* START *

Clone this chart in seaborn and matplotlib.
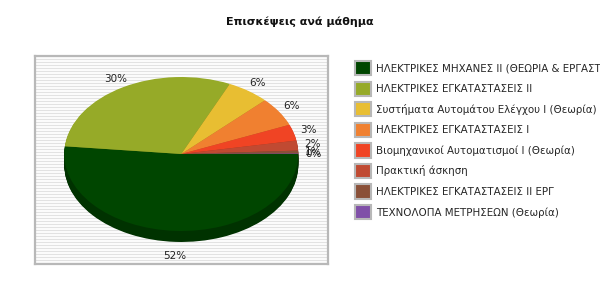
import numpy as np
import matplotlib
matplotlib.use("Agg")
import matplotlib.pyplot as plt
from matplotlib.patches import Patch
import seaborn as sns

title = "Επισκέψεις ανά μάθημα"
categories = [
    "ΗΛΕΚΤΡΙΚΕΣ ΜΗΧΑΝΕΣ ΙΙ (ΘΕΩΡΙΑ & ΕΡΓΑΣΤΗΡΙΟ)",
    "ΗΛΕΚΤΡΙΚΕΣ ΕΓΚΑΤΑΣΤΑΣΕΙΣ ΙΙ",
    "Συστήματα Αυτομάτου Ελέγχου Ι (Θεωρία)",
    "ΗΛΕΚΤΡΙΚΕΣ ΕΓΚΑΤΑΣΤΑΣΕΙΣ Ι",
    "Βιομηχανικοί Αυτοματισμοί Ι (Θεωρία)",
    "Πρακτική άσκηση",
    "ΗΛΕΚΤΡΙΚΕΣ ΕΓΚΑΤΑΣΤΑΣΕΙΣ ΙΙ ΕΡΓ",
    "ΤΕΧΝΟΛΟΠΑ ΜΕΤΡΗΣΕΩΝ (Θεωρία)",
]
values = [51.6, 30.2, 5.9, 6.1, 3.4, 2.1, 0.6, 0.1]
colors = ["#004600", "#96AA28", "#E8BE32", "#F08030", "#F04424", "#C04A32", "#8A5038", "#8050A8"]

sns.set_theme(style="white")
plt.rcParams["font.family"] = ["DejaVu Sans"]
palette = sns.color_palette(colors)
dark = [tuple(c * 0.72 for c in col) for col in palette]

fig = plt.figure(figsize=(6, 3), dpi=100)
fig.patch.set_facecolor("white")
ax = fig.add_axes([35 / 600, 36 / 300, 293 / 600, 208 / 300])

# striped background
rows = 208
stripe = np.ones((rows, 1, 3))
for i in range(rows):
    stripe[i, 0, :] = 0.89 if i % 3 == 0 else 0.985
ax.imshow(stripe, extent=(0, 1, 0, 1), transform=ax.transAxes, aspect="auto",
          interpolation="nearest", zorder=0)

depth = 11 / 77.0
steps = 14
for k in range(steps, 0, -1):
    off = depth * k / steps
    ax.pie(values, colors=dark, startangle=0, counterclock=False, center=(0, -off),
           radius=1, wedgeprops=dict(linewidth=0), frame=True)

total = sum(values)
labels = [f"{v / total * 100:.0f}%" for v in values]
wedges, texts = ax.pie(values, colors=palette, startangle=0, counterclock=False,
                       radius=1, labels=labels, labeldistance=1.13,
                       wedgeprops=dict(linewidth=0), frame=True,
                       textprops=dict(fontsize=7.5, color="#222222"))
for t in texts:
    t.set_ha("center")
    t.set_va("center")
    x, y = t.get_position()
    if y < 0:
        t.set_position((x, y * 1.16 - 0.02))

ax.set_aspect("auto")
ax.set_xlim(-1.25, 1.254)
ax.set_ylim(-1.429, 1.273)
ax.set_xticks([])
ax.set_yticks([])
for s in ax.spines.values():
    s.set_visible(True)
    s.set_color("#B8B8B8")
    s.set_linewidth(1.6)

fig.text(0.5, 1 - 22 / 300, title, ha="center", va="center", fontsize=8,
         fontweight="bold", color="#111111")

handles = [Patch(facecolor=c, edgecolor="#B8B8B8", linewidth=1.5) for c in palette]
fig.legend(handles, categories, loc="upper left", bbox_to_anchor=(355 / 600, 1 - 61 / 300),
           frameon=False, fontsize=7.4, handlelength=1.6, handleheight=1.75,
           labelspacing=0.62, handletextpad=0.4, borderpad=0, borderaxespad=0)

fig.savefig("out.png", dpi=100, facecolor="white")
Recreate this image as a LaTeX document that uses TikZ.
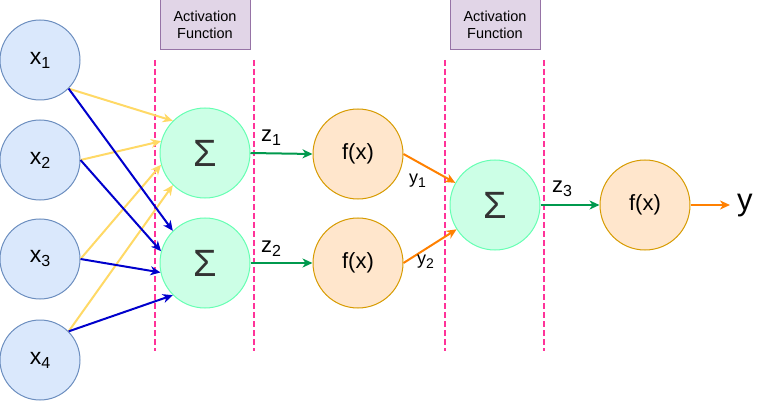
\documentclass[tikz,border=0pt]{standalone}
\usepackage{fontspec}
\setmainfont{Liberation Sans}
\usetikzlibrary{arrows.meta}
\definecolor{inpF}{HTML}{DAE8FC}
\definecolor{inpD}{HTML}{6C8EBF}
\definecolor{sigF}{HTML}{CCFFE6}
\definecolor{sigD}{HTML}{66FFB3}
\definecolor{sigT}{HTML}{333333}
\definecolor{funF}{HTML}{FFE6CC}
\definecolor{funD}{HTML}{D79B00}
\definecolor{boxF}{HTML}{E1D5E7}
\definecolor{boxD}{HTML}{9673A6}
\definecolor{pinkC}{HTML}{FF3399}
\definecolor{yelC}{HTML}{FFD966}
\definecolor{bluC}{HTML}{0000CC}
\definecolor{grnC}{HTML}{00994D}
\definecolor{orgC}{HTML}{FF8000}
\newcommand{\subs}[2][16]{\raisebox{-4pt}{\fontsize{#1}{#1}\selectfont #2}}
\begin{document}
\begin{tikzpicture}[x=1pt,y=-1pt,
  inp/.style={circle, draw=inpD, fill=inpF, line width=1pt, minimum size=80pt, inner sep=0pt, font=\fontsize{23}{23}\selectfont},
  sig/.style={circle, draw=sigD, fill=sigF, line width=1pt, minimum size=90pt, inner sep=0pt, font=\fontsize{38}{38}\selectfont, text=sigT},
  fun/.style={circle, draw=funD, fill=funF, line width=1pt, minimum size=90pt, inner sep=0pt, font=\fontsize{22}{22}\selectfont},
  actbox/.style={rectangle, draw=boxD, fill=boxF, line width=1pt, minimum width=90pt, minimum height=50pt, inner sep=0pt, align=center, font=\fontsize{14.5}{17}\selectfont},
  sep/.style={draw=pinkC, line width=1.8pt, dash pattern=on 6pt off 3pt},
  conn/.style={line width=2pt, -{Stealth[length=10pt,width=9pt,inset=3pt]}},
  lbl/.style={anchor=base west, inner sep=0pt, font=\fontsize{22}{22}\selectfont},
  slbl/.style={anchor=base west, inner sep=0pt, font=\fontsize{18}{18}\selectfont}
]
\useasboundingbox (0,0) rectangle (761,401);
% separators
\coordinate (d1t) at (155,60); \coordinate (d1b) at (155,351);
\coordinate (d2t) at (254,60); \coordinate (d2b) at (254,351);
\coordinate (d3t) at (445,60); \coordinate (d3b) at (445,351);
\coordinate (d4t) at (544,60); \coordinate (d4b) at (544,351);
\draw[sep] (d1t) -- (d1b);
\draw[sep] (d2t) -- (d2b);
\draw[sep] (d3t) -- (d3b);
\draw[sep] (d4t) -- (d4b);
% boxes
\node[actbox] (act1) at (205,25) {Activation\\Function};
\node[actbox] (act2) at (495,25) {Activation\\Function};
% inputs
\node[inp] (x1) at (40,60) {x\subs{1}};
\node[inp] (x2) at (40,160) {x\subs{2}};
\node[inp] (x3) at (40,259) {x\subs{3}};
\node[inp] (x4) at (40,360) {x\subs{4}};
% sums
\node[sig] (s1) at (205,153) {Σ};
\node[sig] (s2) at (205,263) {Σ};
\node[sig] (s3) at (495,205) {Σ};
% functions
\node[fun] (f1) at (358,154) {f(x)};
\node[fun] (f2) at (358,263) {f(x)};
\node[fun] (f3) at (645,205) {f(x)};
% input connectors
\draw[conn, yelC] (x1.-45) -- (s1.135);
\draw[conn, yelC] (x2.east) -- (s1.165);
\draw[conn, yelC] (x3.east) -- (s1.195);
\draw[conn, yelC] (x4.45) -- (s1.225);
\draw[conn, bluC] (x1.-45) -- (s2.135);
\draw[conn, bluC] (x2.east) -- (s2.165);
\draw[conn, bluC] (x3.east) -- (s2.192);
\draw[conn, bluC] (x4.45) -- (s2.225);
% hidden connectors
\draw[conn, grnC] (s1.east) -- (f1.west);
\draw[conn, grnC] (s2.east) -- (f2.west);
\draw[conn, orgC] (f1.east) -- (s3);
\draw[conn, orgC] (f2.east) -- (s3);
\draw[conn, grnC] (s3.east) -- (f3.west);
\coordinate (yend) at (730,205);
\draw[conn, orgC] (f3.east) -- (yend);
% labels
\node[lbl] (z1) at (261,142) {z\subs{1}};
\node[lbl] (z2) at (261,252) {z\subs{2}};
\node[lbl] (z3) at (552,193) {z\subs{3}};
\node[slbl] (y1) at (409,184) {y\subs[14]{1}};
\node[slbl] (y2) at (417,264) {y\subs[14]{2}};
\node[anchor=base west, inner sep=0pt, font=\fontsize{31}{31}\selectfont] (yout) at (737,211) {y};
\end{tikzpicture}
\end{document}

* END *

> Exercise goal
Exactly how many lines of the material contain the word "this"? Write the number alone.

> Output below
2